- _PROBLEM DESCRIPTION_: Output every line exactly as written. Leave out pictures.

- _DATA BLOCK_:
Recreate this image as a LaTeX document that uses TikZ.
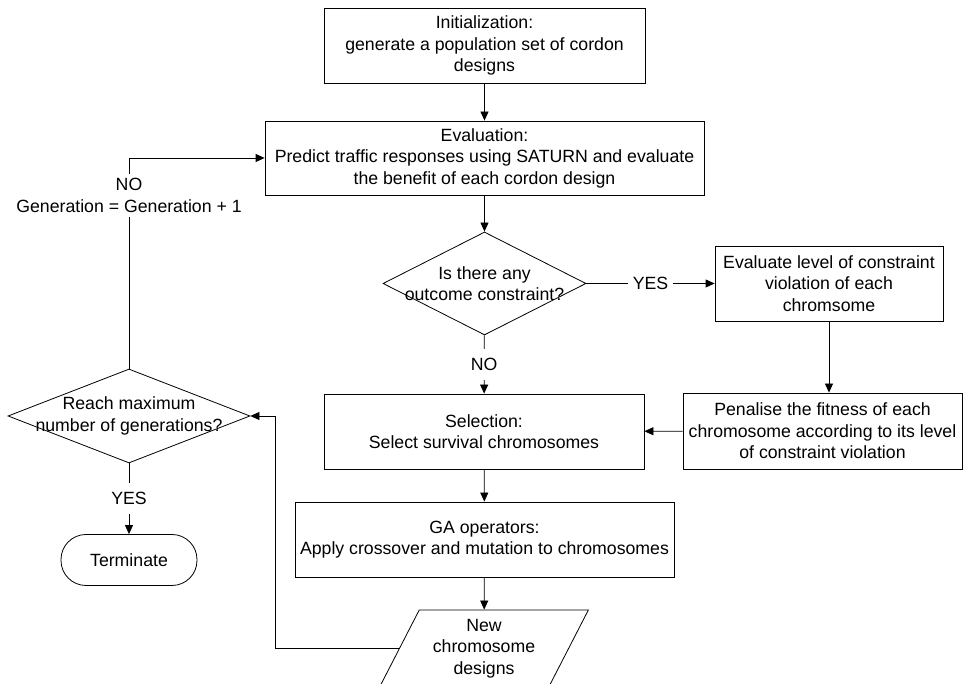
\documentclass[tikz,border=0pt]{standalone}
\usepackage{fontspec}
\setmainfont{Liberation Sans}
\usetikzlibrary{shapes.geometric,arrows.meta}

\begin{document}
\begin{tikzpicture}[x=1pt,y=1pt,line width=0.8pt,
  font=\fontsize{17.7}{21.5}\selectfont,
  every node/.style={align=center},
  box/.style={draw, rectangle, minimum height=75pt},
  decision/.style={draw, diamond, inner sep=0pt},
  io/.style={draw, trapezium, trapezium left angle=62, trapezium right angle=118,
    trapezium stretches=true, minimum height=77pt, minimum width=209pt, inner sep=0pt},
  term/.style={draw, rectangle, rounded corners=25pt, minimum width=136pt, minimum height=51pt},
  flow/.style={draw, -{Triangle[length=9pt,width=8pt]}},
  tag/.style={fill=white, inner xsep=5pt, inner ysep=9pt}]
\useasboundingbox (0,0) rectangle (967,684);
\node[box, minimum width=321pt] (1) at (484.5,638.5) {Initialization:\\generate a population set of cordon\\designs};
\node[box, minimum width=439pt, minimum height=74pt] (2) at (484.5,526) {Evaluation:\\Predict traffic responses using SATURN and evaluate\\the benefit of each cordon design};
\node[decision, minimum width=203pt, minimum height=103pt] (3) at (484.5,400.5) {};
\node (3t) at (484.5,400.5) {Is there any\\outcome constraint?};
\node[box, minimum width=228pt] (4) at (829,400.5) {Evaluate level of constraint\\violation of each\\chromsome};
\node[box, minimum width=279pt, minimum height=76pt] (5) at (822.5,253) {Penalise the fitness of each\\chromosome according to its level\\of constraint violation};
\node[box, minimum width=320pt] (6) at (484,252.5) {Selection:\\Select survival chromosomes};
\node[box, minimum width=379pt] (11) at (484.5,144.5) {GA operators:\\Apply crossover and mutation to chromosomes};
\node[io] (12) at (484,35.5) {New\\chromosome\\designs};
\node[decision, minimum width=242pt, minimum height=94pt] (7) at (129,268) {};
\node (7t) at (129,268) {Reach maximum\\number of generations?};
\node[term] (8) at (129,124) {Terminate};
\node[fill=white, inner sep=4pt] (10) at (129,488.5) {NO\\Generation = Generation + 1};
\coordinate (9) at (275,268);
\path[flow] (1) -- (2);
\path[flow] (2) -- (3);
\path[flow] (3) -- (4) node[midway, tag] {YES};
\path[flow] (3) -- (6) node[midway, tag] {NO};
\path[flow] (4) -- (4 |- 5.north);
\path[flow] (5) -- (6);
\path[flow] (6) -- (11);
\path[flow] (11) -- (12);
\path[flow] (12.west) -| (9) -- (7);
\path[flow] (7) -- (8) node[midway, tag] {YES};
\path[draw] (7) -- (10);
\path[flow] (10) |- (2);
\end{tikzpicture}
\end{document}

- _FINISHED EXERCISE_:
Recreate this image as a LaTeX document that uses TikZ.
\documentclass[tikz,border=0pt]{standalone}
\usepackage{fontspec}
\setmainfont{Liberation Sans}
\usetikzlibrary{shapes.geometric,arrows.meta}

\begin{document}
\begin{tikzpicture}[x=1pt,y=1pt,line width=0.8pt,
  font=\fontsize{17.7}{21.5}\selectfont,
  every node/.style={align=center},
  box/.style={draw, rectangle, minimum height=75pt},
  decision/.style={draw, diamond, inner sep=0pt},
  io/.style={draw, trapezium, trapezium left angle=62, trapezium right angle=118,
    trapezium stretches=true, minimum height=77pt, minimum width=209pt, inner sep=0pt},
  term/.style={draw, rectangle, rounded corners=25pt, minimum width=136pt, minimum height=51pt},
  flow/.style={draw, -{Triangle[length=9pt,width=8pt]}},
  tag/.style={fill=white, inner xsep=5pt, inner ysep=9pt}]
\useasboundingbox (0,0) rectangle (967,684);
\node[box, minimum width=321pt] (1) at (484.5,638.5) {Initialization:\\generate a population set of cordon\\designs};
\node[box, minimum width=439pt, minimum height=74pt] (2) at (484.5,526) {Evaluation:\\Predict traffic responses using SATURN and evaluate\\the benefit of each cordon design};
\node[decision, minimum width=203pt, minimum height=103pt] (3) at (484.5,400.5) {};
\node (3t) at (484.5,400.5) {Is there any\\outcome constraint?};
\node[box, minimum width=228pt] (4) at (829,400.5) {Evaluate level of constraint\\violation of each\\chromsome};
\node[box, minimum width=279pt, minimum height=76pt] (5) at (822.5,253) {Penalise the fitness of each\\chromosome according to its level\\of constraint violation};
\node[box, minimum width=320pt] (6) at (484,252.5) {Selection:\\Select survival chromosomes};
\node[box, minimum width=379pt] (11) at (484.5,144.5) {GA operators:\\Apply crossover and mutation to chromosomes};
\node[io] (12) at (484,35.5) {New\\chromosome\\designs};
\node[decision, minimum width=242pt, minimum height=94pt] (7) at (129,268) {};
\node (7t) at (129,268) {Reach maximum\\number of generations?};
\node[term] (8) at (129,124) {Terminate};
\node[fill=white, inner sep=4pt] (10) at (129,488.5) {NO\\Generation = Generation + 1};
\coordinate (9) at (275,268);
\path[flow] (1) -- (2);
\path[flow] (2) -- (3);
\path[flow] (3) -- (4) node[midway, tag] {YES};
\path[flow] (3) -- (6) node[midway, tag] {NO};
\path[flow] (4) -- (4 |- 5.north);
\path[flow] (5) -- (6);
\path[flow] (6) -- (11);
\path[flow] (11) -- (12);
\path[flow] (12.west) -| (9) -- (7);
\path[flow] (7) -- (8) node[midway, tag] {YES};
\path[draw] (7) -- (10);
\path[flow] (10) |- (2);
\end{tikzpicture}
\end{document}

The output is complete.